Coop will again not offer rebate

As part of a major restructuring, Barnes & Nobles Bookstores announced that they would manage store operations for the Harvard Cooperative Society last year. The Coop has continued to exist as a cooperative.

It also has continued to independently operate its other businesses, including its real estate interests in Harvard Square and mail orders of its merchandise. The Coop hoped that this change of management would improve the quality of service to students and bring profitability to the organization.

As a cooperative, the Coop has traditionally promised that they would give patronage rebates to students on any profits. But for the last two years, the Coop has not given its traditional rebates, aside from a 10 percent textbook rebate offered in the fall of 1994. "I don't foresee any rebate this year," Powell said.

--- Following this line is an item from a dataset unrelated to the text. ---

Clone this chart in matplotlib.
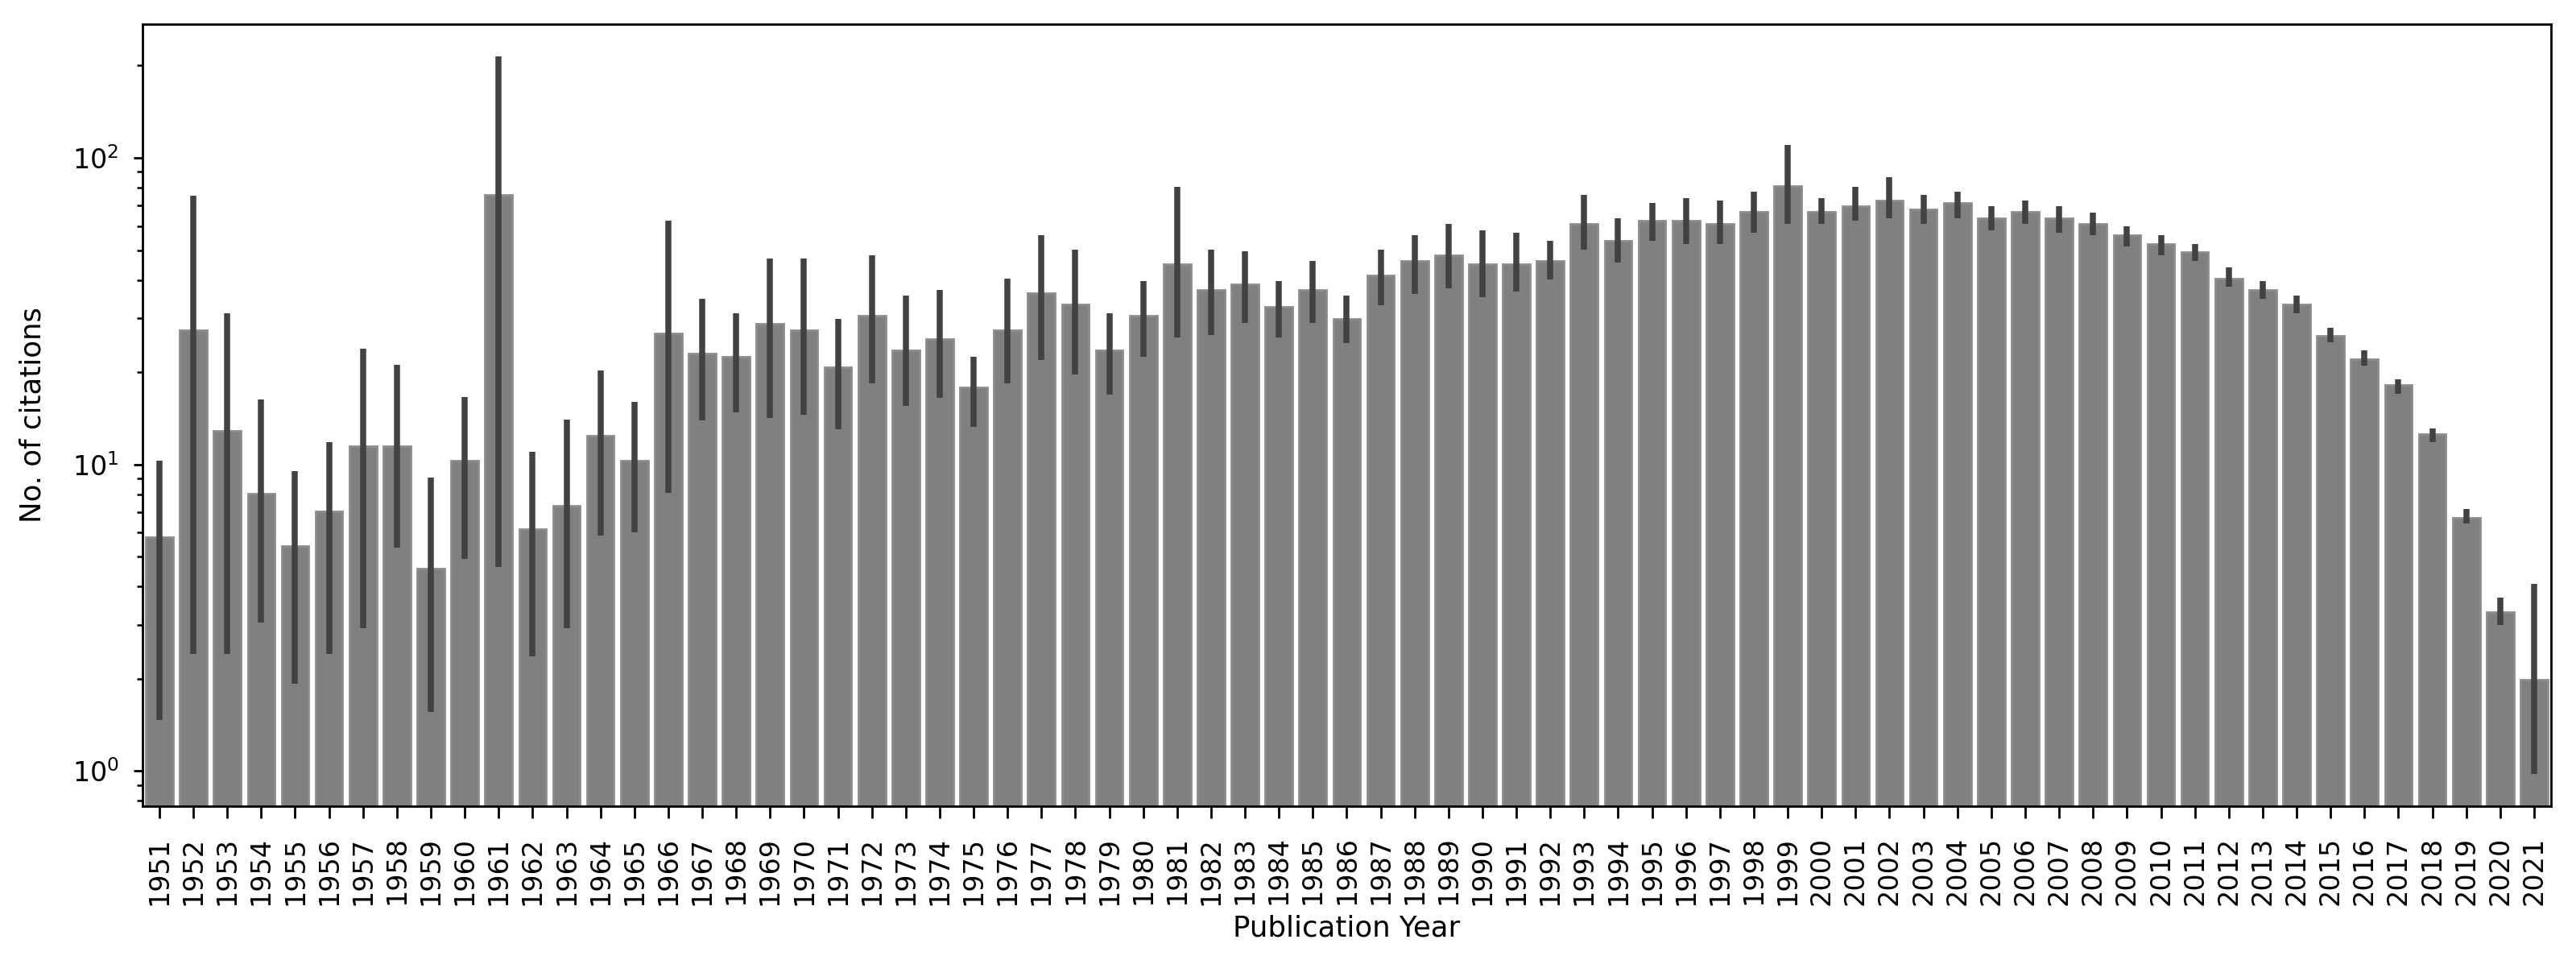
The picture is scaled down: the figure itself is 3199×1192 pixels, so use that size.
import numpy as np
import matplotlib
matplotlib.use("Agg")
import matplotlib.pyplot as plt

years = list(range(1951, 2022))

# mean citations per publication year
mean_cit = [
    5.78, 27.4, 12.9, 8.03, 5.42, 7.03, 11.5, 11.5, 4.57, 10.3,
    75.9, 6.17, 7.34, 12.4, 10.3, 26.8, 23.0, 22.5, 28.7, 27.4,
    20.7, 30.5, 23.6, 25.7, 17.8, 27.4, 36.2, 33.3, 23.6, 30.5,
    45.1, 37.1, 38.6, 32.6, 37.1, 29.8, 41.3, 46.0, 48.2, 45.1,
    45.1, 46.0, 60.9, 53.5, 62.4, 62.4, 60.9, 66.6, 81.0, 66.6,
    69.4, 72.6, 68.0, 71.1, 63.7, 66.6, 63.7, 60.9, 56.0, 52.5,
    49.3, 40.4, 37.1, 33.3, 26.3, 22.1, 18.2, 12.6, 6.71, 3.30,
    1.99,
]

# confidence interval bounds
ci_low = [
    1.47, 2.41, 2.41, 3.05, 1.93, 2.41, 2.93, 5.37, 1.56, 4.91,
    4.62, 2.36, 2.93, 5.85, 6.0, 8.09, 13.9, 14.8, 14.2, 14.5,
    13.0, 18.4, 15.5, 16.5, 13.3, 18.4, 21.9, 19.7, 16.9, 22.4,
    26.0, 26.5, 29.0, 26.0, 29.0, 24.9, 33.0, 35.9, 37.6, 35.2,
    36.7, 40.1, 50.1, 45.7, 53.5, 52.5, 52.5, 57.1, 60.9, 60.9,
    62.4, 63.7, 60.9, 63.7, 58.2, 60.9, 57.1, 56.0, 51.4, 48.2,
    46.0, 37.9, 34.8, 31.2, 25.0, 21.0, 17.0, 11.8, 6.42, 2.99,
    0.976,
]
ci_high = [
    10.3, 75.5, 31.2, 16.3, 9.49, 11.8, 23.9, 21.1, 9.07, 16.6,
    215.0, 11.0, 14.0, 20.3, 16.0, 62.4, 34.8, 31.2, 47.0, 47.0,
    29.8, 48.2, 35.5, 37.1, 22.5, 40.4, 56.0, 50.1, 31.2, 39.6,
    80.6, 50.1, 49.5, 39.6, 46.0, 35.5, 50.1, 56.0, 60.9, 58.2,
    57.1, 53.5, 75.9, 63.7, 71.1, 74.0, 72.6, 77.4, 110.0, 74.0,
    80.6, 86.4, 75.9, 77.4, 69.4, 72.6, 69.4, 66.3, 59.7, 56.0,
    52.5, 44.0, 39.6, 35.5, 28.0, 23.5, 19.0, 13.1, 7.17, 3.67,
    4.09,
]

mean_cit = np.array(mean_cit)
ci_low = np.array(ci_low)
ci_high = np.array(ci_high)
x = np.arange(len(years))

fig = plt.figure(figsize=(15.995, 5.96), dpi=200)
ax = fig.add_axes([0.0553, 0.1602, 0.9350, 0.8146])

ax.bar(x, mean_cit, width=0.8, color="#808080", edgecolor="#8c8c8c", linewidth=1.0)
ax.errorbar(x, mean_cit, yerr=[mean_cit - ci_low, ci_high - mean_cit],
            fmt="none", ecolor="#424242", elinewidth=2.7, capsize=0)

ax.set_yscale("log")
ax.set_ylim(0.768, 273)
ax.set_xlim(-0.5, len(years) - 0.5)
ax.set_xticks(x)
ax.set_xticklabels([str(y) for y in years], rotation=90)

ax.tick_params(axis="x", labelsize=12, length=5.5, width=1.0, pad=8.0)
ax.tick_params(axis="y", which="major", labelsize=12, length=4.0, width=1.0, pad=6.5)
ax.tick_params(axis="y", which="minor", length=2.5, width=0.9)
for sp in ax.spines.values():
    sp.set_linewidth(1.0)

ax.set_xlabel("Publication Year", fontsize=12.8)
ax.set_ylabel("No. of citations", fontsize=12.8)
ax.xaxis.set_label_coords(0.5, -0.138)
ax.yaxis.set_label_coords(-0.0398, 0.5)

fig.savefig("out.png", dpi=200)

Coop prices to remain stable

Continuing complaints about the Coop's expensive textbook prices have led to increased competition in textbook sales. Most MIT students buy their books from the Coop, but Text Express, Quantum Books, and the Alpha Phi Omega book exchange have provided competitive alternatives, if not exhaustive inventories.

While prices of textbooks at the Coop will remain the same, the cost of other products may change as the store tests different pricing structures. For other books, there is a new pricing policy, with better discounts. For example, there is a 30 percent discount on New York Times bestsellers versus the previous 25 percent discount.